Für Brigitte und Franz Wörmann hat es sich ausgezahlt, dass sie so früh schon im Regierungsviertel waren: Sie stehen ganz vorne an der Absperrung, der rote Teppich vor dem Tor ist nicht weit. Beide freuen sich auf das Königspaar. "Wir haben die Queen häufig getroffen", erzählt Brigitte Wörmann. Die 67-Jährige strahlt. Sie und ihr Mann sind große England-Fans, sagt sie, waren bestimmt schon 20 Mal auf der Insel. "Einmal lief die Queen ganz nah an uns vorbei und nahm die Blumen von einem Mädchen an, das neben mir gestanden ist", erinnert sie sich. Hände habe sie aber keine geschüttelt, "das hat die Queen nie gemacht. Aber Charles tut das schon". So nah sind sie ihm aber noch nicht gekommen.

Ob das Ehepaar darauf hofft, dass der König ihnen die Hand gibt? Beide nicken sofort: "Das hoffen wir sehr", sagt Franz Wörmann, der nach eigener Aussage kurz vor dem 80. Geburtstag steht. Die beiden sind extra aus dem Landkreis Weilheim-Schongau bei München nach Berlin gereist, um den britischen Monarchen und seine Frau Camilla sehen zu können. "Wir finden Charles gut", sagt Brigitte Wörmann. "Man hat sich auch schon an ihn und die Tatsache gewöhnt, dass die Queen leider nicht mehr lebt."

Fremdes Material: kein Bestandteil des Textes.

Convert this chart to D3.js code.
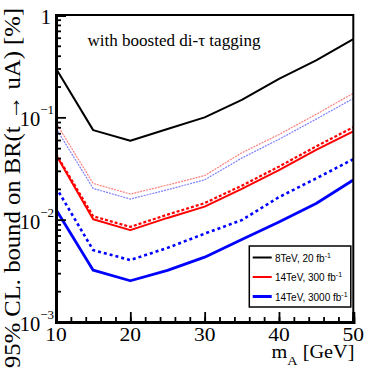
<!DOCTYPE html>
<html><head><meta charset="utf-8">
<script src="https://cdn.jsdelivr.net/npm/d3@7"></script>
<style>html,body{margin:0;padding:0;background:#fff;}svg{display:block;}</style>
</head><body>
<script>
// ---- data ----
const massA = [10, 15, 20, 25, 30, 35, 40, 45, 50];
const bound8TeV20 = [0.30, 0.075, 0.059, 0.077, 0.100, 0.148, 0.238, 0.36, 0.58];
const bound14TeV300 = [0.043, 0.0101, 0.0079, 0.0104, 0.0134, 0.020, 0.0305, 0.048, 0.073];
const bound14TeV300Alt = [0.044, 0.0108, 0.0085, 0.0112, 0.0145, 0.0215, 0.033, 0.052, 0.080];
const bound14TeV300Thin = [0.0886, 0.0226, 0.0178, 0.0218, 0.027, 0.045, 0.068, 0.107, 0.172];
const bound14TeV3000 = [0.0126, 0.00321, 0.00253, 0.0032, 0.0043, 0.0064, 0.0095, 0.0144, 0.0244];
const bound14TeV3000Alt = [0.0207, 0.00504, 0.00403, 0.0053, 0.0073, 0.0099, 0.0166, 0.0253, 0.039];
const bound14TeV3000Thin = [0.078, 0.0202, 0.0159, 0.0196, 0.0245, 0.040, 0.061, 0.096, 0.153];
const xMajorTicks = [10, 20, 30, 40, 50];
const yMajorTicks = [1e-3, 1e-2, 1e-1, 1];
const yTickLabels = [["10", "\u22123"], ["10", "\u22122"], ["10", "\u22121"], ["1", ""]];
const legendLabels = ["8TeV, 20 fb", "14TeV, 300 fb", "14TeV, 3000 fb"];

const W = 373, H = 374;
const svg = d3.select("body").append("svg").attr("width", W).attr("height", H);
svg.append("rect").attr("width", W).attr("height", H).attr("fill", "#fff");

const x = d3.scaleLinear().domain([10, 50]).range([56, 353.3]);
const y = d3.scaleLog().domain([1e-3, 1]).range([322, 15]);

const serif = "'Liberation Serif','Times New Roman',serif";
const sans = "'Liberation Sans',Arial,sans-serif";

// series
const series = [
  {v: bound14TeV300Thin, c: "#ff7f7f", w: 1.2, d: "2,1"},
  {v: bound14TeV3000Thin, c: "#7f7fff", w: 1.2, d: "2,1"},
  {v: bound8TeV20, c: "#000", w: 2, d: null},
  {v: bound14TeV300Alt, c: "#ff0000", w: 2.2, d: "3,2"},
  {v: bound14TeV300, c: "#ff0000", w: 2, d: null},
  {v: bound14TeV3000Alt, c: "#0000ff", w: 2.6, d: "3,3"},
  {v: bound14TeV3000, c: "#0000ff", w: 2.8, d: null}
];
const line = d3.line().x((d, i) => x(massA[i])).y(d => y(d));
series.forEach(s => {
  svg.append("path").datum(s.v).attr("d", line).attr("fill", "none")
    .attr("stroke", s.c).attr("stroke-width", s.w)
    .attr("stroke-dasharray", s.d).attr("stroke-linejoin", "round");
});

// frame
svg.append("rect").attr("x", 56).attr("y", 15).attr("width", 353.3 - 56).attr("height", 322 - 15)
  .attr("fill", "none").attr("stroke", "#000").attr("stroke-width", 2);

// x axis
const gx = svg.append("g").attr("transform", "translate(0,322)");
gx.call(d3.axisBottom(x).tickValues(d3.range(10, 51, 2)).tickSize(-5).tickFormat(""));
gx.call(g => g.append("g").call(d3.axisBottom(x).tickValues(xMajorTicks).tickSize(-10).tickFormat("")));
gx.selectAll(".domain").attr("stroke-width", 3);
gx.selectAll(".tick line").attr("stroke-width", 1.8);
xMajorTicks.forEach(t => {
  svg.append("text").attr("x", x(t)).attr("y", 341).attr("text-anchor", "middle")
    .attr("font-family", serif).attr("font-size", 19)
    .attr("textLength", 21.5).attr("lengthAdjust", "spacingAndGlyphs").text(t);
});

// y axis
const minors = [];
[1e-3, 1e-2, 1e-1].forEach(dd => { for (let k = 2; k <= 9; k++) minors.push(dd * k); });
const gy = svg.append("g").attr("transform", "translate(56,0)");
gy.call(d3.axisLeft(y).tickValues(minors).tickSize(-5).tickFormat(""));
gy.call(g => g.append("g").call(d3.axisLeft(y).tickValues(yMajorTicks).tickSize(-10).tickFormat("")));
gy.selectAll(".domain").attr("stroke-width", 3);
gy.selectAll(".tick line").attr("stroke-width", 1.8);
yMajorTicks.forEach((t, i) => {
  const lab = yTickLabels[i];
  const tx = svg.append("text").attr("x", lab[1] ? 54 : 51).attr("y", y(t) + 9).attr("text-anchor", "end")
    .attr("font-family", serif).attr("font-size", 20.5);
  tx.append("tspan").text(lab[0]);
  if (lab[1]) tx.append("tspan").attr("font-size", 13).attr("dy", -12).text(lab[1]);
});

// titles
svg.append("text").attr("x", 87.5).attr("y", 46).attr("font-family", serif).attr("font-size", 16.5)
  .attr("textLength", 173).attr("lengthAdjust", "spacingAndGlyphs").text("with boosted di-\u03c4 tagging");

const xt = svg.append("text").attr("x", 271.5).attr("y", 357.5).attr("font-family", serif).attr("font-size", 18.5)
  .attr("textLength", 83).attr("lengthAdjust", "spacingAndGlyphs");
xt.append("tspan").text("m");
xt.append("tspan").attr("font-size", 13).attr("dy", 7).text("A");
xt.append("tspan").attr("dy", -7).text(" [GeV]");

svg.append("text").attr("transform", "translate(19.5,188) rotate(-90)").attr("text-anchor", "middle")
  .attr("font-family", serif).attr("font-size", 23)
  .attr("textLength", 360).attr("lengthAdjust", "spacingAndGlyphs")
  .text("95% CL. bound on BR(t \u2192 uA) [%]");

// legend
const lg = svg.append("g");
lg.append("rect").attr("x", 249.3).attr("y", 246).attr("width", 101.5).attr("height", 61)
  .attr("fill", "#fff").attr("stroke", "#000").attr("stroke-width", 1.5);
const legColors = ["#000", "#ff0000", "#0000ff"];
const legWidths = [2, 2, 3];
const legY = [257.5, 277, 296.5];
legendLabels.forEach((l, i) => {
  lg.append("line").attr("x1", 252.7).attr("x2", 271.7).attr("y1", legY[i]).attr("y2", legY[i])
    .attr("stroke", legColors[i]).attr("stroke-width", legWidths[i]);
  const t = lg.append("text").attr("x", 275).attr("y", legY[i] + 4).attr("font-family", sans).attr("font-size", 10);
  t.append("tspan").text(l);
  t.append("tspan").attr("font-size", 7).attr("dy", -4).text("-1");
});
</script>
</body></html>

Bei Queen Elizabeth II. wäre sicher mehr los gewesen am Brandenburger Tor. Die Polizei schätzt, dass etwa 800 bis 1.000 Menschen gekommen sind, um den britischen Monarchen bei seiner ersten Auslandsreise hautnah zu erleben. Als der Monarch und Königingemahlin Camilla aus dem Bentley steigen - der König hat natürlich seinen eigenen Bentley dabei - jubeln ein paar Fans für einen Moment, dann ist es wieder still. Die Queen fehlt, das ist spürbar; Charles hat nicht ihren Glanz, nicht ihren Glamour.

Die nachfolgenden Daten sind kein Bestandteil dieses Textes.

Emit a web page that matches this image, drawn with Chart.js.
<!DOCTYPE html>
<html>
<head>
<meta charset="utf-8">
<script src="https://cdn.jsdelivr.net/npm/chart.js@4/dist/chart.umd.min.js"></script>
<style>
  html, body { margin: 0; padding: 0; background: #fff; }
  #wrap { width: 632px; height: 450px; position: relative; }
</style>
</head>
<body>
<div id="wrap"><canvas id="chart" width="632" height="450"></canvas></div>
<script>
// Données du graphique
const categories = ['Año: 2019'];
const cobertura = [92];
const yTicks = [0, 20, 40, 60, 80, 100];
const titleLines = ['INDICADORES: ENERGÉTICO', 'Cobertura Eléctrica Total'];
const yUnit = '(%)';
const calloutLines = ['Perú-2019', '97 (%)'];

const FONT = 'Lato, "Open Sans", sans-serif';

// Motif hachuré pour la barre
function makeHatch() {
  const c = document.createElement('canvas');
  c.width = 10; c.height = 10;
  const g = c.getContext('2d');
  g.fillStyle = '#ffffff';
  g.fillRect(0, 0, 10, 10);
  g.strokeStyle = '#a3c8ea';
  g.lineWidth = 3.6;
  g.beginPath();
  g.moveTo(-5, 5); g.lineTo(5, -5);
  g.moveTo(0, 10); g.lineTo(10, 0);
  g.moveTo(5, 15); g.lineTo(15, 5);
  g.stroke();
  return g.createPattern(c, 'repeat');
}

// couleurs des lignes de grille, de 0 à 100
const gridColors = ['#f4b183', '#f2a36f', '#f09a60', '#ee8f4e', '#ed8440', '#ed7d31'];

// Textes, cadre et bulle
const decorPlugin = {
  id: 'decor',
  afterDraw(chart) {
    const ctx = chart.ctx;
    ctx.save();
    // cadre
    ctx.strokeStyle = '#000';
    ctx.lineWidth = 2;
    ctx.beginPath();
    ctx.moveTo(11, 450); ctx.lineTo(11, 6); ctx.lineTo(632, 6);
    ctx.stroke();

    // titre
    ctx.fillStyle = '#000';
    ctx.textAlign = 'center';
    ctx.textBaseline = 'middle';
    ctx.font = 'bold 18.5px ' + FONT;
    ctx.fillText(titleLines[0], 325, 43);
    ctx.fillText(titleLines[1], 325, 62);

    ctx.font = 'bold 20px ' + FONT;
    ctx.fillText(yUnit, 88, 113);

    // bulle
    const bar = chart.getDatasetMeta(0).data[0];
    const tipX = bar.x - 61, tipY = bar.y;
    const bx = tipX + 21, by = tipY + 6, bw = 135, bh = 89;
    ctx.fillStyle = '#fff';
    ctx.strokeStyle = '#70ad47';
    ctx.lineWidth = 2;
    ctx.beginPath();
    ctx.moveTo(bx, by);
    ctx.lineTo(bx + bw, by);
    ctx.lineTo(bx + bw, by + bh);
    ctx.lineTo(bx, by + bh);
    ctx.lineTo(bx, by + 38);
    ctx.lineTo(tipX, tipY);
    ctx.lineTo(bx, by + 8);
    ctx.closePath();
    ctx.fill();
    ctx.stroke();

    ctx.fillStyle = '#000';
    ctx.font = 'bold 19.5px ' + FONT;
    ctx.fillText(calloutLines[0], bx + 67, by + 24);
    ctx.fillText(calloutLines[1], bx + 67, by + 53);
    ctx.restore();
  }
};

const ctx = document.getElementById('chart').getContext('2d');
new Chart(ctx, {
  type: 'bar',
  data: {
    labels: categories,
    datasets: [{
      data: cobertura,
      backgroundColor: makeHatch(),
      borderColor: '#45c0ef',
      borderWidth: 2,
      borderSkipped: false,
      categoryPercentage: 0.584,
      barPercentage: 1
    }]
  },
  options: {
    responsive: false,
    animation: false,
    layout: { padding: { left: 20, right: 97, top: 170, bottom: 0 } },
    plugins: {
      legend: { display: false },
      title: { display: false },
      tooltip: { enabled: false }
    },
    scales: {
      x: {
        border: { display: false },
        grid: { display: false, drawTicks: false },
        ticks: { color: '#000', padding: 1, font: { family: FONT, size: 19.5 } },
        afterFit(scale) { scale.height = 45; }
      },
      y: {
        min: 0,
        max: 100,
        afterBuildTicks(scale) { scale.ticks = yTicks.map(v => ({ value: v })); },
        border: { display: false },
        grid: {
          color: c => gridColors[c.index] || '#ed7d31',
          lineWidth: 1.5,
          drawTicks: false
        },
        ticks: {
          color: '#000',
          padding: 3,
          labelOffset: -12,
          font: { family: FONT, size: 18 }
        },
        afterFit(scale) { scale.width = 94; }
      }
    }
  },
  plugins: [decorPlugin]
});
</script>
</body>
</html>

Wenige Minuten auf der Bellevue-Treppe vor dem Staatsbankett

Der Empfang im Herzen von Berlin ist die einzige Möglichkeit für deutsche Royalisten, das britische Königspaar direkt zu Gesicht zu bekommen. Alle anderen Termine, die Charles und Camilla mit Frank-Walter Steinmeier und Elke Büdenbender absolvieren, sind viel weiter weg vom Volk.

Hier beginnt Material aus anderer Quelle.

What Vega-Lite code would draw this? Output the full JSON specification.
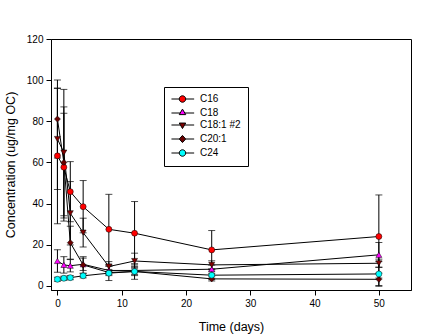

Abends vor dem Schloss Bellevue wird das greifbar. Von der Straße aus können Briten-Fans nur einen weit entfernten Blick auf Männer im Frack und Frauen im Abendkleid werfen, hier gilt ein strenger Dresscode. Direkt vors Schloss darf nur die Presse, um Campino von den Toten Hosen, CDU-Chef Friedrich Merz und Ex-Bundeskanzlerin Angela Merkel begrüßen zu können. Merkel kehrt den Kameras den Rücken zu, dreht sich erst in allerletzter Sekunde ins Blitzlichtgewitter um, nickt kurz, und ist auch schon weg.

König Charles III. und Queen Consort Camilla sind überpünktlich: Um Punkt 19:35 Uhr, wie angegeben, fährt ihr weinroter Bentley vor. Gemeinsam mit dem Bundespräsidentenpaar lassen sie sich zwar etwas mehr Zeit als Merkel, harren aber auch nur wenige Minuten auf der Treppe aus. Dann geht es zum Vier-Gänge-Menü beim Staatsbankett. Gebeizter Karpfen und Erfurter Brunnenkresse, Kraftbrühe vom Heckrind, Weidehuhn und Baumpilz sowie Backpflaume, ostfriesischer Schwarztee und Sandgebäck stehen auf der Karte.

Und das Ehepaar Wörmann aus Bayern? Die sind die ersten, die König Charles die Hände schütteln dürfen, als er am Brandenburger Tor zum Volk geht. Der Ausflug in die Hauptstadt hat sich gelohnt.